Pete Hegseth tossed a familiar Washington grenade, impeachment, into a fight about Iran. The hook is simple. The details are messier, and that is where the power game starts.
What You Should Know
According to Axios, Fox News personality Pete Hegseth called for the impeachment of Democrats over an Iran war dispute. Impeachment is a constitutional process with defined targets and standards, and war powers fights often hinge on what Congress does next.
The Axios report put Hegseth, a conservative media figure and former service member, back in a lane he knows well, turning a complicated national security argument into a high-stakes accountability demand aimed at the other side.
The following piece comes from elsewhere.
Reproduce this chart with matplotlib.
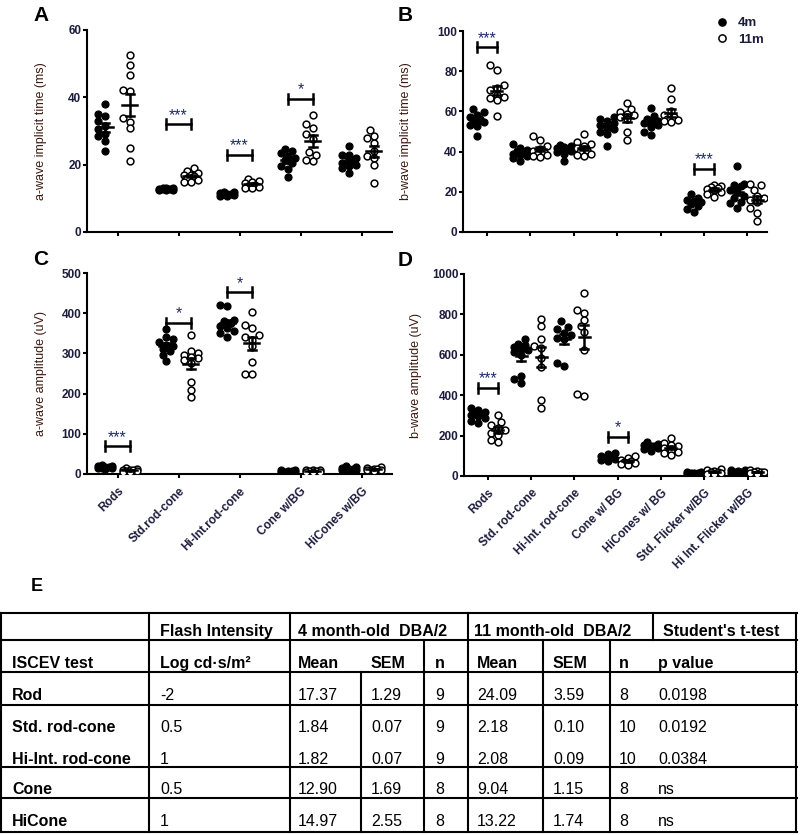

The Impeachment Word Is a Weapon
Axios framed Hegseth’s message as a direct call to impeach Democrats over an Iran war conflict. That is a hard charge because impeachment is not just a vibe. It is a constitutional mechanism with specific language, formal steps, and a public record that tends to outlive the TV segment.
The Constitution sets the standard for removing officials as “Treason, Bribery, or other high Crimes and Misdemeanors.” That phrase is broad enough to fuel partisan fantasies, but narrow enough to trigger a question Hegseth’s framing invites: Who, exactly, is the impeachment target, and what documented act meets the test?
War Powers, Real Power
Under the War Powers Resolution, Congress has tools to challenge or constrain military action, including reporting requirements and timelines tied to the use of U.S. forces. In practice, war powers showdowns often become a contest of leverage: the commander in chief’s ability to act quickly versus lawmakers’ ability to fund, restrict, investigate, and force votes that put colleagues on the record.
That is why impeachment talk is such a tempting shortcut. It skips past the hard work of legislation and oversight and goes straight to the most radioactive word in American politics, one that signals punishment, headlines, and tribal sorting. It also creates an instant contrast between public demands for accountability and the slower, procedural accountability Congress is actually built to deliver.
What Happens Next
The near-term consequence is narrative control. Impeachment language pressures elected officials to either echo the demand or explain why they will not, and either answer can be used against them in the next news cycle, fundraising pitch, or primary challenge.
The longer-term consequence is institutional. If Iran policy is heading toward a serious clash between the executive branch and Congress, the durable receipts will not be cable declarations. They will be votes, war powers notices, committee letters, subpoenas, and court fights that leave paper trails.